» Task to complete:
Images excluded, repeat each entry below exactly.

» Extracted data:
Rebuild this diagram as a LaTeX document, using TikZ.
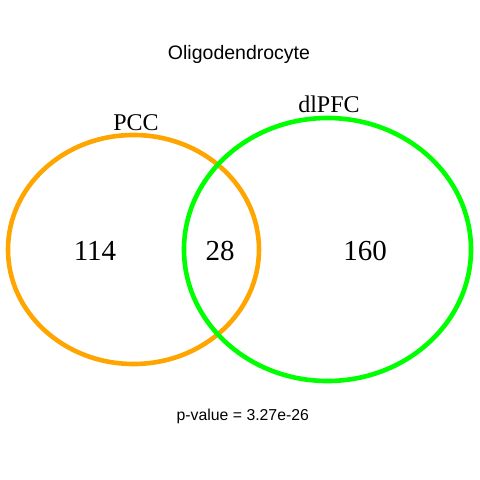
\documentclass[tikz,border=0pt]{standalone}
\usepackage{fontspec}
\setmainfont{Liberation Serif}
\newfontfamily\arialfont{Liberation Sans}
\definecolor{vorange}{HTML}{FFA500}
\definecolor{vgreen}{HTML}{00FF00}
\begin{document}
\begin{tikzpicture}[x=1pt,y=-1pt,
  setline/.style={line width=4.6pt},
  setlabel/.style={anchor=base,inner sep=0pt,font=\fontsize{24}{24}\selectfont},
  countlabel/.style={anchor=base,inner sep=0pt,font=\fontsize{29}{29}\selectfont},
  sanslabel/.style={anchor=base,inner sep=0pt}]
\useasboundingbox[fill=white] (0,0) rectangle (480,480);
\draw[setline,vorange] (133.5,249.5) ellipse [x radius=125.5, y radius=114.5];
\draw[setline,vgreen] (327.5,249.5) ellipse [x radius=143.5, y radius=131.5];
\node[sanslabel,font=\arialfont\fontsize{19.5}{19.5}\selectfont] (title) at (239,59) {Oligodendrocyte};
\node[setlabel] (pcc) at (136,130) {PCC};
\node[setlabel] (dlpfc) at (329,112.5) {dlPFC};
\node[countlabel] (a) at (95,260) {114};
\node[countlabel] (ab) at (220,260) {28};
\node[countlabel] (b) at (365,260) {160};
\node[sanslabel,font=\arialfont\fontsize{15.8}{15.8}\selectfont] (pval) at (242.8,420.5) {p-value = 3.27e-26};
\end{tikzpicture}
\end{document}
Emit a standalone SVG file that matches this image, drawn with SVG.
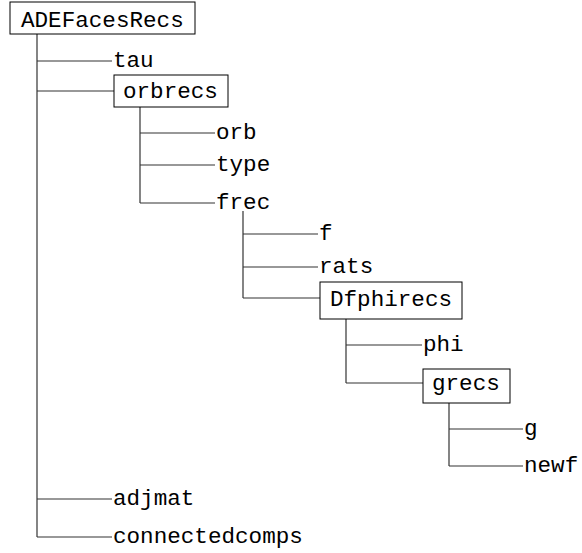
<svg xmlns="http://www.w3.org/2000/svg" width="582" height="553" viewBox="0 0 582 553">
<style>
text { font-family: "Liberation Mono", "Courier New", monospace; font-size: 22.6px; fill: #000; }
.box { fill: #fff; stroke: #000; stroke-width: 1; }
#connectors line { stroke: #333; stroke-width: 1.2; }
</style>
<rect width="582" height="553" fill="#fff"/>
<g id="connectors">
  <line x1="37" y1="34" x2="37" y2="537"/>
  <line x1="37" y1="61" x2="112" y2="61"/>
  <line x1="37" y1="91" x2="114" y2="91"/>
  <line x1="37" y1="499" x2="112" y2="499"/>
  <line x1="37" y1="537" x2="112" y2="537"/>
  <line x1="140" y1="107" x2="140" y2="203"/>
  <line x1="140" y1="133" x2="215" y2="133"/>
  <line x1="140" y1="165" x2="215" y2="165"/>
  <line x1="140" y1="203" x2="215" y2="203"/>
  <line x1="243" y1="211" x2="243" y2="298"/>
  <line x1="243" y1="234" x2="318" y2="234"/>
  <line x1="243" y1="267" x2="318" y2="267"/>
  <line x1="243" y1="298" x2="320" y2="298"/>
  <line x1="346" y1="319" x2="346" y2="383"/>
  <line x1="346" y1="345" x2="422" y2="345"/>
  <line x1="346" y1="383" x2="423" y2="383"/>
  <line x1="449" y1="403" x2="449" y2="466"/>
  <line x1="449" y1="429" x2="523" y2="429"/>
  <line x1="449" y1="466" x2="523" y2="466"/>
</g>
<g id="ADEFacesRecs"><rect class="box" x="10" y="2" width="185" height="32"/><text x="21" y="27">ADEFacesRecs</text></g>
<g id="tau"><text x="113" y="67">tau</text></g>
<g id="orbrecs"><rect class="box" x="114" y="75" width="114" height="32"/><text x="123" y="98">orbrecs</text></g>
<g id="orb"><text x="216" y="139">orb</text></g>
<g id="type"><text x="216" y="171">type</text></g>
<g id="frec"><text x="216" y="209">frec</text></g>
<g id="f"><text x="319" y="240">f</text></g>
<g id="rats"><text x="319" y="273">rats</text></g>
<g id="Dfphirecs"><rect class="box" x="320" y="282" width="142" height="37"/><text x="330" y="306">Dfphirecs</text></g>
<g id="phi"><text x="423" y="351">phi</text></g>
<g id="grecs"><rect class="box" x="423" y="369" width="87" height="34"/><text x="432" y="390">grecs</text></g>
<g id="g"><text x="524" y="435">g</text></g>
<g id="newf"><text x="524" y="472">newf</text></g>
<g id="adjmat"><text x="113" y="505">adjmat</text></g>
<g id="connectedcomps"><text x="113" y="543">connectedcomps</text></g>
</svg>
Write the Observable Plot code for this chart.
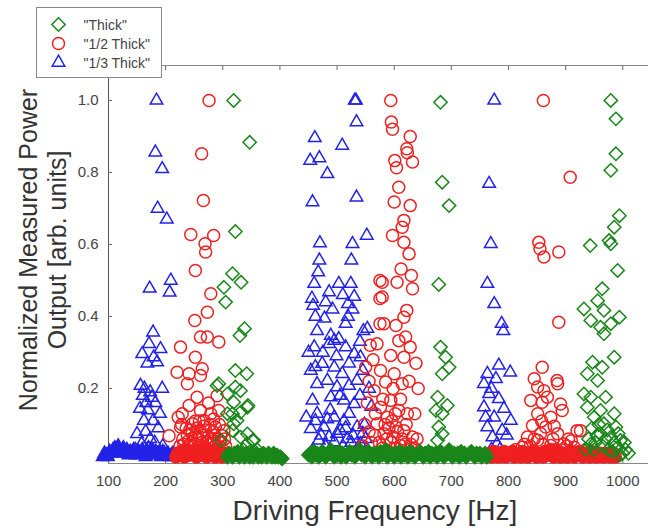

» The answer:
Rebuild this diagram as a LaTeX document, using TikZ.
\documentclass[tikz,border=0pt]{standalone}
\usepackage{fontspec}
\setmainfont{Liberation Serif}
\newfontfamily\arialfont{Liberation Sans}
\definecolor{vorange}{HTML}{FFA500}
\definecolor{vgreen}{HTML}{00FF00}
\begin{document}
\begin{tikzpicture}[x=1pt,y=-1pt,
  setline/.style={line width=4.6pt},
  setlabel/.style={anchor=base,inner sep=0pt,font=\fontsize{24}{24}\selectfont},
  countlabel/.style={anchor=base,inner sep=0pt,font=\fontsize{29}{29}\selectfont},
  sanslabel/.style={anchor=base,inner sep=0pt}]
\useasboundingbox[fill=white] (0,0) rectangle (480,480);
\draw[setline,vorange] (133.5,249.5) ellipse [x radius=125.5, y radius=114.5];
\draw[setline,vgreen] (327.5,249.5) ellipse [x radius=143.5, y radius=131.5];
\node[sanslabel,font=\arialfont\fontsize{19.5}{19.5}\selectfont] (title) at (239,59) {Oligodendrocyte};
\node[setlabel] (pcc) at (136,130) {PCC};
\node[setlabel] (dlpfc) at (329,112.5) {dlPFC};
\node[countlabel] (a) at (95,260) {114};
\node[countlabel] (ab) at (220,260) {28};
\node[countlabel] (b) at (365,260) {160};
\node[sanslabel,font=\arialfont\fontsize{15.8}{15.8}\selectfont] (pval) at (242.8,420.5) {p-value = 3.27e-26};
\end{tikzpicture}
\end{document}
Emit a standalone SVG file that matches this image, drawn with SVG.
<svg xmlns="http://www.w3.org/2000/svg" width="582" height="553" viewBox="0 0 582 553">
<style>
text { font-family: "Liberation Mono", "Courier New", monospace; font-size: 22.6px; fill: #000; }
.box { fill: #fff; stroke: #000; stroke-width: 1; }
#connectors line { stroke: #333; stroke-width: 1.2; }
</style>
<rect width="582" height="553" fill="#fff"/>
<g id="connectors">
  <line x1="37" y1="34" x2="37" y2="537"/>
  <line x1="37" y1="61" x2="112" y2="61"/>
  <line x1="37" y1="91" x2="114" y2="91"/>
  <line x1="37" y1="499" x2="112" y2="499"/>
  <line x1="37" y1="537" x2="112" y2="537"/>
  <line x1="140" y1="107" x2="140" y2="203"/>
  <line x1="140" y1="133" x2="215" y2="133"/>
  <line x1="140" y1="165" x2="215" y2="165"/>
  <line x1="140" y1="203" x2="215" y2="203"/>
  <line x1="243" y1="211" x2="243" y2="298"/>
  <line x1="243" y1="234" x2="318" y2="234"/>
  <line x1="243" y1="267" x2="318" y2="267"/>
  <line x1="243" y1="298" x2="320" y2="298"/>
  <line x1="346" y1="319" x2="346" y2="383"/>
  <line x1="346" y1="345" x2="422" y2="345"/>
  <line x1="346" y1="383" x2="423" y2="383"/>
  <line x1="449" y1="403" x2="449" y2="466"/>
  <line x1="449" y1="429" x2="523" y2="429"/>
  <line x1="449" y1="466" x2="523" y2="466"/>
</g>
<g id="ADEFacesRecs"><rect class="box" x="10" y="2" width="185" height="32"/><text x="21" y="27">ADEFacesRecs</text></g>
<g id="tau"><text x="113" y="67">tau</text></g>
<g id="orbrecs"><rect class="box" x="114" y="75" width="114" height="32"/><text x="123" y="98">orbrecs</text></g>
<g id="orb"><text x="216" y="139">orb</text></g>
<g id="type"><text x="216" y="171">type</text></g>
<g id="frec"><text x="216" y="209">frec</text></g>
<g id="f"><text x="319" y="240">f</text></g>
<g id="rats"><text x="319" y="273">rats</text></g>
<g id="Dfphirecs"><rect class="box" x="320" y="282" width="142" height="37"/><text x="330" y="306">Dfphirecs</text></g>
<g id="phi"><text x="423" y="351">phi</text></g>
<g id="grecs"><rect class="box" x="423" y="369" width="87" height="34"/><text x="432" y="390">grecs</text></g>
<g id="g"><text x="524" y="435">g</text></g>
<g id="newf"><text x="524" y="472">newf</text></g>
<g id="adjmat"><text x="113" y="505">adjmat</text></g>
<g id="connectedcomps"><text x="113" y="543">connectedcomps</text></g>
</svg>
Write the Observable Plot code for this chart.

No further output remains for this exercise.